This year, the GHfP Institute has engaged in a global study, commissioned by UNESCO, to explore youth’s needs for leadership development. What marks this research unique is that it has involved youth co-researchers throughout, from identifying research questions, to designing the research questionnaire, from hosting focus-groups, to analysing the data and identifying themes and proposing recommendations. Furthermore, this global study intentionally focuses on the voices of youth from marginalised communities.
Over 1,500 young people across every world region contributed to this research through a desk review, survey questionnaire, focus groups, and in-depth interviews. Their message is clear: leadership must be reimagined. No longer hierarchical, elitist, or tokenistic, youth envision leadership as relational, dialogical, and futures-forming — a practice that is grounded in care for people and the planet. In fact, this study reveals that young people are already leading change today, often under extraordinary constraints, and more importantly, they are leading with visions of justice, dignity, and well-being that the world urgently needs to hear.
What Youth Told Us
- Their concerns are urgent and overlapping. From climate change and unemployment to gender-based violence, mental health, and political exclusion, young people confront intersecting crises every day.
- They are already leading. In their communities, youth are mobilising for climate justice, creating safe spaces, preserving culture, and challenging systemic injustice.
- Barriers are structural, not personal. Youth are not held back by a lack of talent or ambition, but by ageism, tokenism, underfunding, weak civic spaces, and exclusionary education systems.
- They know what enables leadership. Trust, mentorship, intergenerational solidarity, sustained resources, and spaces of safety and belonging emerged as essential conditions for flourishing.
- They are re-framing leadership itself.
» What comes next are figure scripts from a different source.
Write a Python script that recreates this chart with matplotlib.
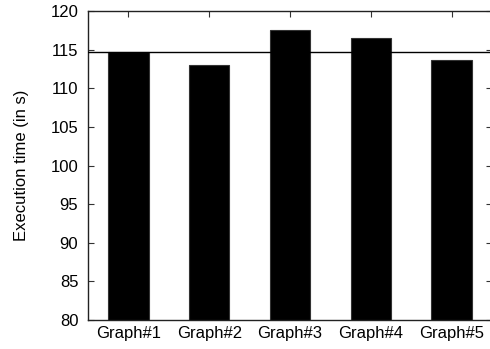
import numpy as np
import matplotlib
matplotlib.use("Agg")
import matplotlib.pyplot as plt

plt.rcParams['font.family'] = ['Liberation Sans', 'DejaVu Sans']

graphs = ['Graph#1', 'Graph#2', 'Graph#3', 'Graph#4', 'Graph#5']
exec_time = [114.7, 113.0, 117.5, 116.5, 113.6]
reference_time = 114.7

fig = plt.figure(figsize=(4.9, 3.49), dpi=100)
ax = fig.add_axes([88/490, 29/349, 404/490, 309/349])

x = np.arange(1, len(graphs) + 1)
ax.bar(x, exec_time, width=0.5, color='black', edgecolor='#333333', linewidth=0.8, zorder=2)
ax.axhline(reference_time, color='black', linewidth=1.0, zorder=3)

ax.set_xlim(0.5, 5.5)
ax.set_ylim(80, 120)
ax.set_yticks(np.arange(80, 121, 5))
ax.set_xticks(x)
ax.set_xticklabels(graphs)
ax.set_ylabel('Execution time (in s)', fontsize=12)
ax.yaxis.set_label_coords(-0.145, 0.5)

ax.tick_params(axis='both', direction='in', length=4, width=0.8, labelsize=12,
               top=True, right=True, color='#333333')
ax.tick_params(axis='x', pad=4)
ax.tick_params(axis='y', pad=7)
for s in ax.spines.values():
    s.set_linewidth(1.0)
    s.set_color('#222222')

fig.savefig('out.png', dpi=100)
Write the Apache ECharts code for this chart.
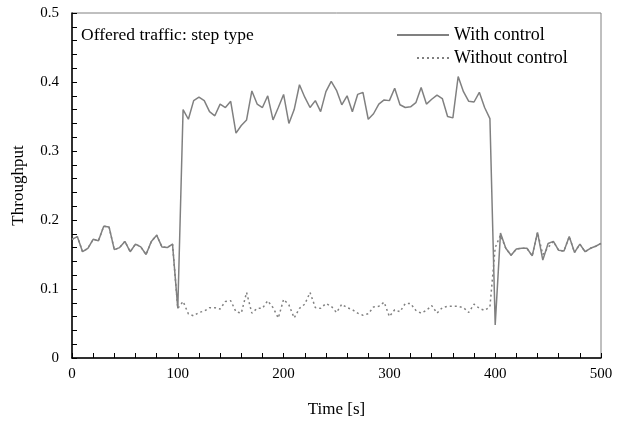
<!DOCTYPE html>
<html>
<head>
<meta charset="utf-8">
<script src="https://cdn.jsdelivr.net/npm/echarts@6/dist/echarts.min.js"></script>
<style>
  html, body { margin: 0; padding: 0; background: #fff; }
  #chart { width: 617px; height: 425px; }
</style>
</head>
<body>
<div id="chart"></div>
<script>
// sample times [s]
var times = [0, 5, 10, 15, 20, 25, 30, 35, 40, 45, 50, 55, 60, 65, 70, 75, 80, 85, 90, 95,
  100, 105, 110, 115, 120, 125, 130, 135, 140, 145, 150, 155, 160, 165, 170, 175, 180, 185, 190, 195,
  200, 205, 210, 215, 220, 225, 230, 235, 240, 245, 250, 255, 260, 265, 270, 275, 280, 285, 290, 295,
  300, 305, 310, 315, 320, 325, 330, 335, 340, 345, 350, 355, 360, 365, 370, 375, 380, 385, 390, 395,
  400, 405, 410, 415, 420, 425, 430, 435, 440, 445, 450, 455, 460, 465, 470, 475, 480, 485, 490, 495, 500];

var withControl = [0.172, 0.176, 0.154, 0.159, 0.172, 0.170, 0.191, 0.190, 0.157, 0.160,
  0.169, 0.154, 0.165, 0.161, 0.150, 0.169, 0.178, 0.161, 0.160, 0.165,
  0.072, 0.360, 0.346, 0.373, 0.378, 0.373, 0.357, 0.351, 0.368, 0.363,
  0.372, 0.326, 0.337, 0.345, 0.387, 0.368, 0.363, 0.380, 0.345, 0.363,
  0.382, 0.340, 0.360, 0.396, 0.378, 0.363, 0.373, 0.357, 0.386, 0.401,
  0.388, 0.367, 0.380, 0.357, 0.382, 0.385, 0.346, 0.354, 0.368, 0.374,
  0.373, 0.391, 0.367, 0.363, 0.364, 0.370, 0.392, 0.368, 0.375, 0.381,
  0.376, 0.350, 0.348, 0.408, 0.386, 0.372, 0.371, 0.385, 0.363, 0.347,
  0.048, 0.181, 0.159, 0.149, 0.158, 0.159, 0.159, 0.148, 0.182, 0.142,
  0.166, 0.169, 0.156, 0.155, 0.176, 0.153, 0.165, 0.154, 0.159, 0.162, 0.166];

var withoutControl = [0.172, 0.176, 0.154, 0.159, 0.172, 0.170, 0.191, 0.190, 0.157, 0.160,
  0.169, 0.154, 0.165, 0.161, 0.150, 0.169, 0.178, 0.161, 0.160, 0.165,
  0.072, 0.082, 0.064, 0.061, 0.066, 0.068, 0.073, 0.073, 0.071, 0.082,
  0.083, 0.067, 0.065, 0.095, 0.065, 0.072, 0.072, 0.083, 0.073, 0.058,
  0.085, 0.077, 0.058, 0.072, 0.078, 0.095, 0.073, 0.072, 0.079, 0.075,
  0.066, 0.078, 0.073, 0.070, 0.065, 0.062, 0.064, 0.074, 0.075, 0.081,
  0.060, 0.070, 0.067, 0.079, 0.079, 0.069, 0.065, 0.069, 0.076, 0.065,
  0.073, 0.075, 0.075, 0.075, 0.073, 0.066, 0.078, 0.072, 0.069, 0.074,
  0.160, 0.178, 0.159, 0.149, 0.158, 0.159, 0.159, 0.148, 0.182, 0.150,
  0.160, 0.169, 0.156, 0.155, 0.176, 0.153, 0.165, 0.154, 0.159, 0.162, 0.166];

var seriesNames = ['With control', 'Without control'];

var font = "'Liberation Serif', 'Times New Roman', serif";

function pairs(vals) {
  return times.map(function (t, i) { return [t, vals[i]]; });
}

var legendText = { fontFamily: font, fontSize: 18, color: '#000' };

var option = {
  animation: false,
  backgroundColor: '#fff',
  textStyle: { fontFamily: font, color: '#000' },
  title: {
    text: 'Offered traffic: step type',
    left: 76,
    top: 21,
    textStyle: { fontFamily: font, fontSize: 17.5, fontWeight: 'normal', color: '#000' }
  },
  legend: [
    {
      data: [seriesNames[0]],
      left: 391, top: 21,
      itemWidth: 52, itemHeight: 10,
      itemStyle: { opacity: 0 },
      textStyle: legendText
    },
    {
      data: [seriesNames[1]],
      left: 411, top: 44,
      itemWidth: 32, itemHeight: 10,
      itemStyle: { opacity: 0 },
      textStyle: legendText
    }
  ],
  grid: {
    left: 72, right: 16, top: 13, bottom: 67,
    show: true, borderColor: '#808080', borderWidth: 1
  },
  xAxis: {
    type: 'value',
    min: 0, max: 500, interval: 100,
    name: 'Time [s]',
    nameLocation: 'middle',
    nameGap: 43,
    nameTextStyle: { fontFamily: font, fontSize: 17, color: '#000' },
    axisLine: { lineStyle: { color: '#000', width: 1.5 } },
    axisTick: { inside: true, length: 5, lineStyle: { color: '#000' } },
    minorTick: { show: true, splitNumber: 5, length: 5, lineStyle: { color: '#000' } },
    axisLabel: { fontFamily: font, fontSize: 15, color: '#000', margin: 9 },
    splitLine: { show: false }
  },
  yAxis: {
    type: 'value',
    min: 0, max: 0.5, interval: 0.1,
    name: 'Throughput',
    nameLocation: 'middle',
    nameGap: 45,
    nameTextStyle: { fontFamily: font, fontSize: 17, color: '#000' },
    axisLine: { show: true, lineStyle: { color: '#000', width: 1.5 } },
    axisTick: { show: true, inside: true, length: 5, lineStyle: { color: '#000' } },
    minorTick: { show: true, splitNumber: 5, length: 5, lineStyle: { color: '#000' } },
    axisLabel: {
      fontFamily: font, fontSize: 15, color: '#000', margin: 13,
      formatter: function (v) { return v === 0 ? '0' : v.toFixed(1); }
    },
    splitLine: { show: false }
  },
  series: [
    {
      name: seriesNames[0],
      type: 'line',
      data: pairs(withControl),
      symbol: 'none',
      color: '#808080',
      lineStyle: { color: '#808080', width: 1.5 }
    },
    {
      name: seriesNames[1],
      type: 'line',
      data: pairs(withoutControl),
      symbol: 'none',
      color: '#808080',
      lineStyle: { color: '#808080', width: 1.5, type: [2, 3] }
    }
  ]
};

var chart = echarts.init(document.getElementById('chart'));
chart.setOption(option);
</script>
</body>
</html>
Leadership, they argue, is not about power over others, but about dialogue, shared responsibility, and accountability to future generations.
A Blueprint for Futures-Forming Leadership
From these insights, the study distilled:
- Three imperatives: address systemic injustice, strengthen intergenerational solidarity, and reimagine governance for the common good.
- Five values: collective well-being, dialogue, relationality, justice, and responsibility to future generations.
- Seven proposals: practical recommendations from youth, ranging from experiential learning and mentoring to sustainable funding and co-governance structures.
Together, these constitute a youth-authored blueprint for leadership that is capable of meeting the challenges of our time.
A Call to Action
Young people are not asking for charity. They are calling for recognition, resources, and authentic partnership. They ask institutions to:
- Institutionalise youth co-governance.
- Secure long-term funding and seed grants.
- Embed youth leadership into UNESCO and partners’ core systems.
- Build decentralised hubs for exchange and solidarity.
- Leverage partnerships across sectors to scale impact.
Why This Matters
Leadership for the future cannot be postponed. The crises we face are urgent, and the creativity and courage of youth are already shaping the path forward. What is needed now is not another round of rhetoric, but a living covenant between generations — a commitment to co-create futures where dignity, justice, and flourishing are shared by all.
UNESCO’s Futures-Forming Leadership Report amplifies the voices of young people. The responsibility lies with us — institutions, funders, educators, policymakers — to act on what they have said.
Because youth are not the leaders of tomorrow. They are the leaders of today.